**Dataset excerpts:**
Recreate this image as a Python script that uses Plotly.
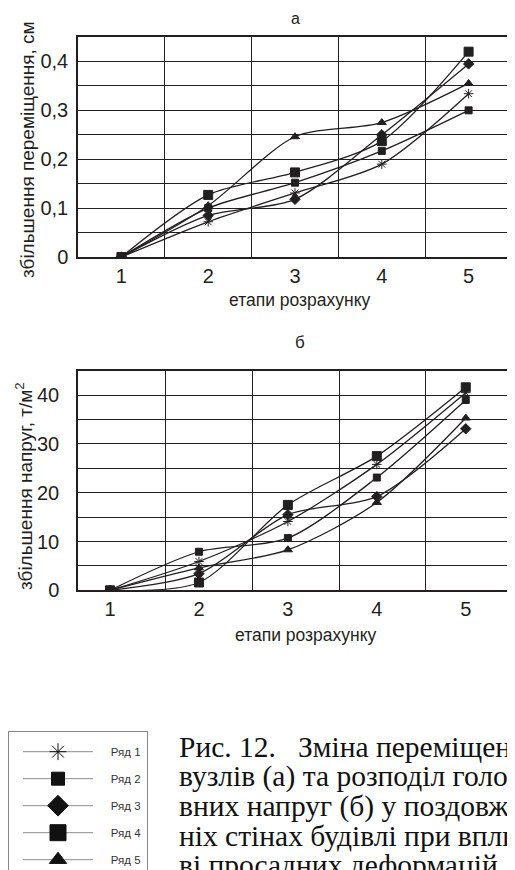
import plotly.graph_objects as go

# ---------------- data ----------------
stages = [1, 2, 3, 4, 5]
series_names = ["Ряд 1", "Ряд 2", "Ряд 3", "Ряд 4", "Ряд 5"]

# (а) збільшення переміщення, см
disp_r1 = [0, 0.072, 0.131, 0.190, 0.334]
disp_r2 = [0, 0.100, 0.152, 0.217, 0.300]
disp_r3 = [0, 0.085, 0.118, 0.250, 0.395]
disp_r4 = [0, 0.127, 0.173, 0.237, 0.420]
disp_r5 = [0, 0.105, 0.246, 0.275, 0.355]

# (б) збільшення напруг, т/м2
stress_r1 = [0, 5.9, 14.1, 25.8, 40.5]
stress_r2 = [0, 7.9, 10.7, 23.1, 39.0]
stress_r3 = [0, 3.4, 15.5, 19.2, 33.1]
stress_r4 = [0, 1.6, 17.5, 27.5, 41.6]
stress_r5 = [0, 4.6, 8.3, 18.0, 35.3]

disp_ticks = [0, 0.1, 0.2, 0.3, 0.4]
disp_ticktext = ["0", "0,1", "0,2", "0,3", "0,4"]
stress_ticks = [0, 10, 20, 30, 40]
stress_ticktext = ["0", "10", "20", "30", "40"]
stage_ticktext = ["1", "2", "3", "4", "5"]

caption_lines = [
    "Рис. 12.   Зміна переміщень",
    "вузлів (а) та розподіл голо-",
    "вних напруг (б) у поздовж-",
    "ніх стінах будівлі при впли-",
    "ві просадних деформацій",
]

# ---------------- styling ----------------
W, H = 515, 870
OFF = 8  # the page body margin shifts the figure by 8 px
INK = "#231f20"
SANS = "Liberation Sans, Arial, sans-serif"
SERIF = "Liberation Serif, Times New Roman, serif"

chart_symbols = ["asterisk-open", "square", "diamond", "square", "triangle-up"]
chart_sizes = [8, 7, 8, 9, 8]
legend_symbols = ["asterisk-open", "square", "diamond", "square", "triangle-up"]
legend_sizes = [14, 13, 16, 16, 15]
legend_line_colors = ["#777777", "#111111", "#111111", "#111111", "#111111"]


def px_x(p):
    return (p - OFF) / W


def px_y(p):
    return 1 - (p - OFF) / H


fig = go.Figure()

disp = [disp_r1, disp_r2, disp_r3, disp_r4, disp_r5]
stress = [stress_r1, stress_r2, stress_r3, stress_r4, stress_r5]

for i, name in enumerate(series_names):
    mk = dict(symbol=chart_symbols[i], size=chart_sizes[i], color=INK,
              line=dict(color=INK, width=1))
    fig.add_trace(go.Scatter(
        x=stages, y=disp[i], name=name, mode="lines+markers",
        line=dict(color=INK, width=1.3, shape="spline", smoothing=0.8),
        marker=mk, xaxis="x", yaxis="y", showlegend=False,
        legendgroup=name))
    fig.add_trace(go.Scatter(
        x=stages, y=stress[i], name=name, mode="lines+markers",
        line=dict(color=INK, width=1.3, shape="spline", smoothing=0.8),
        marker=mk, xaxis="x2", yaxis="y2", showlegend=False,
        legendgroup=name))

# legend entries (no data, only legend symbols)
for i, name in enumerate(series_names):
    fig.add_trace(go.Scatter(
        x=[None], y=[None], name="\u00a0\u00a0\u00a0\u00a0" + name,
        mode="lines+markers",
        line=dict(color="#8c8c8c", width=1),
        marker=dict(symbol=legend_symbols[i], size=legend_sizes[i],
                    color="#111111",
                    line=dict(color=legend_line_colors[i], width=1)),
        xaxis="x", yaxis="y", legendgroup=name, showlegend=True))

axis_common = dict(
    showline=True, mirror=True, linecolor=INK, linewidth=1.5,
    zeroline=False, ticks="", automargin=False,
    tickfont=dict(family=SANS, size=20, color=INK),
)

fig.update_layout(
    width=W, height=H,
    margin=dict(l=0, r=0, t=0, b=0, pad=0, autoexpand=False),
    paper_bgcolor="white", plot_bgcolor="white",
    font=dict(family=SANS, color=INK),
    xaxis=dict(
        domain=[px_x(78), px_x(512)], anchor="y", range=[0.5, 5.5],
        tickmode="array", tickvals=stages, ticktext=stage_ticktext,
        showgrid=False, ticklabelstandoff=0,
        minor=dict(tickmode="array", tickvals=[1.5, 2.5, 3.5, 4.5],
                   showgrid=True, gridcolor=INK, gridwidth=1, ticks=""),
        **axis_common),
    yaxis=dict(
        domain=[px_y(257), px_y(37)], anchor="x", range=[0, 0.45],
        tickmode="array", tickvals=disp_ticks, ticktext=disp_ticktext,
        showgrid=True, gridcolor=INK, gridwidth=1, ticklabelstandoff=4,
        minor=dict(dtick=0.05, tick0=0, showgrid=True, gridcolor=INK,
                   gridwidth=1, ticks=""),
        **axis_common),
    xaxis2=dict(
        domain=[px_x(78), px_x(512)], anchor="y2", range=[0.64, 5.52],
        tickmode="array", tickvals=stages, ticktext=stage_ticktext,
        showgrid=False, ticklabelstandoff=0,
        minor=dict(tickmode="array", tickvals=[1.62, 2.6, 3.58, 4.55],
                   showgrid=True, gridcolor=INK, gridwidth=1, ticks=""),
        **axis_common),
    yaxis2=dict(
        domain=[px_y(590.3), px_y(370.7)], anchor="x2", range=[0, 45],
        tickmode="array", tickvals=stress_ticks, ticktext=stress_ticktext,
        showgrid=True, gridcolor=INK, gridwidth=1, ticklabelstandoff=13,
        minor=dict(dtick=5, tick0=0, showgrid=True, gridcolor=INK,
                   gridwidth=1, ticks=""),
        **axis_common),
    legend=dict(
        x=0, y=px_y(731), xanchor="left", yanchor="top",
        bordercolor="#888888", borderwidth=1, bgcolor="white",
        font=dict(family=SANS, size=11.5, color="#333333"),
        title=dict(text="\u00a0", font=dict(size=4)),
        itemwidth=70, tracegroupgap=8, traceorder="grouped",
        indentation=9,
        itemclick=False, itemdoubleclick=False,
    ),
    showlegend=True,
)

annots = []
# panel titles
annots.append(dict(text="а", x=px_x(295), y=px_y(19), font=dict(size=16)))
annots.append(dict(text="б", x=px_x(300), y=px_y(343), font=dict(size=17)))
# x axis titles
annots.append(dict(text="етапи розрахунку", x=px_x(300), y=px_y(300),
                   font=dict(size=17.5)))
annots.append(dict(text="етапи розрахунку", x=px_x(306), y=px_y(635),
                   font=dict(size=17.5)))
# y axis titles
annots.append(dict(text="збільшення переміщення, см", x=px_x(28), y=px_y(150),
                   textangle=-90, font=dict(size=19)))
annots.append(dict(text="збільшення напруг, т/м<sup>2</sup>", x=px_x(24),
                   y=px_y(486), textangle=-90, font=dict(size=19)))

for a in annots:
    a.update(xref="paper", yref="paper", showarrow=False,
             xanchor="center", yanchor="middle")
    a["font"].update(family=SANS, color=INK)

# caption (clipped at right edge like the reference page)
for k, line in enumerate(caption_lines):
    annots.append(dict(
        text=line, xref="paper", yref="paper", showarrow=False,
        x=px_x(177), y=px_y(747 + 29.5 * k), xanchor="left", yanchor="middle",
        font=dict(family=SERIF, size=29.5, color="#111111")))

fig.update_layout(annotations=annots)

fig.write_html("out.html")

* * *

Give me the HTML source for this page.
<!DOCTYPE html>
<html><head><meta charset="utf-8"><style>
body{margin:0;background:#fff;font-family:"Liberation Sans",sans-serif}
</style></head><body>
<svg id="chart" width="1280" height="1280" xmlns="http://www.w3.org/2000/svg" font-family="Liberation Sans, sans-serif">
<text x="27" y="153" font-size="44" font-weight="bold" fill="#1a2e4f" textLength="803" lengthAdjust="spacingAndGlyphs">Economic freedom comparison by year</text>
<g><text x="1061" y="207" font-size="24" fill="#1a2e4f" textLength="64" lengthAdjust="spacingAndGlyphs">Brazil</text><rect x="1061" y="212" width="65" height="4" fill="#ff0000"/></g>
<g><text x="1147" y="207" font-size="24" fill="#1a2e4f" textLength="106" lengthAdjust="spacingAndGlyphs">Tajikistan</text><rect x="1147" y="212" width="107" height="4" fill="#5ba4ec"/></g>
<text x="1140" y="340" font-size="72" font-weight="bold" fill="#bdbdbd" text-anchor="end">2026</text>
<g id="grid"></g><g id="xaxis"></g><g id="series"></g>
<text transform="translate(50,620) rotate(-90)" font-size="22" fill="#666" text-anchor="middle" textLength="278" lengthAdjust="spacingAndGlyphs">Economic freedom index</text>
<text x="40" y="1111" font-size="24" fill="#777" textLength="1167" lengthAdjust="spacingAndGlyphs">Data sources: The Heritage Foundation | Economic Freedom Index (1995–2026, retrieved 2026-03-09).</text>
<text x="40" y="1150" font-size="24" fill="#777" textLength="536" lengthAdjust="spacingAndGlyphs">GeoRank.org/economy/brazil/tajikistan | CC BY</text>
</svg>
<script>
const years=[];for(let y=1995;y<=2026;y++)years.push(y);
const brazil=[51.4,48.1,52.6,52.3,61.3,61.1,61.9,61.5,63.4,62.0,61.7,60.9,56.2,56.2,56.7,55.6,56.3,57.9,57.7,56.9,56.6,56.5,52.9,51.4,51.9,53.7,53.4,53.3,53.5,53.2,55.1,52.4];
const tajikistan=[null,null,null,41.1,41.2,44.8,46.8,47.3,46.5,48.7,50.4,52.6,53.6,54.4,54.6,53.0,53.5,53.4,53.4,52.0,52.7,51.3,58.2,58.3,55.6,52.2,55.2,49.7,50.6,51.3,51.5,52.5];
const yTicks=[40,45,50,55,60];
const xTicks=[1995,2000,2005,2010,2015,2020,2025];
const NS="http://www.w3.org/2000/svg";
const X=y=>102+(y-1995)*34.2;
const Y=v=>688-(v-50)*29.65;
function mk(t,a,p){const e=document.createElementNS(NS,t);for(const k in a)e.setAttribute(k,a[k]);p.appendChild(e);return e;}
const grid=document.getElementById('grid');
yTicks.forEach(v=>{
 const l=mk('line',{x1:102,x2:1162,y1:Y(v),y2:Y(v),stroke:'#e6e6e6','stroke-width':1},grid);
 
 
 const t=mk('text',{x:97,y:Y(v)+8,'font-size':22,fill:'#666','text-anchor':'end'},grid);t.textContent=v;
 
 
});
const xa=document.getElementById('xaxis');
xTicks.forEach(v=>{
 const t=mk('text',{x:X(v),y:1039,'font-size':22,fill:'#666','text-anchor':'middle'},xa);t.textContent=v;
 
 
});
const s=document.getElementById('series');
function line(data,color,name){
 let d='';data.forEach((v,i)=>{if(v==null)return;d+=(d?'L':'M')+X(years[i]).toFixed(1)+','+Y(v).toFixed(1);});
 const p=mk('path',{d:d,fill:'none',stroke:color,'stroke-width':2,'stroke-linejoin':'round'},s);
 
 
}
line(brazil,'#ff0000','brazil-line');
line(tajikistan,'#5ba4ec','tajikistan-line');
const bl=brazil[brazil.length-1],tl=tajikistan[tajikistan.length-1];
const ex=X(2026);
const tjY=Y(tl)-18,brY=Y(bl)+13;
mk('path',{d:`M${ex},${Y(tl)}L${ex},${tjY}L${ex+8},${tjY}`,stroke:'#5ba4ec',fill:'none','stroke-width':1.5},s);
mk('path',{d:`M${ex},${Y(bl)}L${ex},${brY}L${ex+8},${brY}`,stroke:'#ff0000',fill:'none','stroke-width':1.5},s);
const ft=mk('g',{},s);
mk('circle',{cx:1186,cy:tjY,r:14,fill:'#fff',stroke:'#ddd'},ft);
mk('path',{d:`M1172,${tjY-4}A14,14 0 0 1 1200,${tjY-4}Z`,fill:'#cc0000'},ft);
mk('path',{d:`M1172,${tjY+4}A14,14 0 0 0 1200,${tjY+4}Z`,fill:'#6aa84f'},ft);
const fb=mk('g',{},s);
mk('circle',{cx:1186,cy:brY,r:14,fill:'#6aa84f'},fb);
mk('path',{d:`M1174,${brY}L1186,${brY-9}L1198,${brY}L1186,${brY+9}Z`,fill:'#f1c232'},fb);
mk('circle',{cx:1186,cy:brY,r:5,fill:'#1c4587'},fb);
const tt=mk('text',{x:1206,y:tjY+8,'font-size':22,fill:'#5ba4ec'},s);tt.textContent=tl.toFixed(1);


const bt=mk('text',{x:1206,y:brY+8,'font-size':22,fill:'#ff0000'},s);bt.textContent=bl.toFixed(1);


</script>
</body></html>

**Aim of the exercise:**
Repeat, with no pictures, exactly the lines from the one containing "Recreate this image" through the one containing "Serif, Times New", the first and last included.

**Written solution:**
Recreate this image as a Python script that uses Plotly.
import plotly.graph_objects as go

# ---------------- data ----------------
stages = [1, 2, 3, 4, 5]
series_names = ["Ряд 1", "Ряд 2", "Ряд 3", "Ряд 4", "Ряд 5"]

# (а) збільшення переміщення, см
disp_r1 = [0, 0.072, 0.131, 0.190, 0.334]
disp_r2 = [0, 0.100, 0.152, 0.217, 0.300]
disp_r3 = [0, 0.085, 0.118, 0.250, 0.395]
disp_r4 = [0, 0.127, 0.173, 0.237, 0.420]
disp_r5 = [0, 0.105, 0.246, 0.275, 0.355]

# (б) збільшення напруг, т/м2
stress_r1 = [0, 5.9, 14.1, 25.8, 40.5]
stress_r2 = [0, 7.9, 10.7, 23.1, 39.0]
stress_r3 = [0, 3.4, 15.5, 19.2, 33.1]
stress_r4 = [0, 1.6, 17.5, 27.5, 41.6]
stress_r5 = [0, 4.6, 8.3, 18.0, 35.3]

disp_ticks = [0, 0.1, 0.2, 0.3, 0.4]
disp_ticktext = ["0", "0,1", "0,2", "0,3", "0,4"]
stress_ticks = [0, 10, 20, 30, 40]
stress_ticktext = ["0", "10", "20", "30", "40"]
stage_ticktext = ["1", "2", "3", "4", "5"]

caption_lines = [
    "Рис. 12.   Зміна переміщень",
    "вузлів (а) та розподіл голо-",
    "вних напруг (б) у поздовж-",
    "ніх стінах будівлі при впли-",
    "ві просадних деформацій",
]

# ---------------- styling ----------------
W, H = 515, 870
OFF = 8  # the page body margin shifts the figure by 8 px
INK = "#231f20"
SANS = "Liberation Sans, Arial, sans-serif"
SERIF = "Liberation Serif, Times New Roman, serif"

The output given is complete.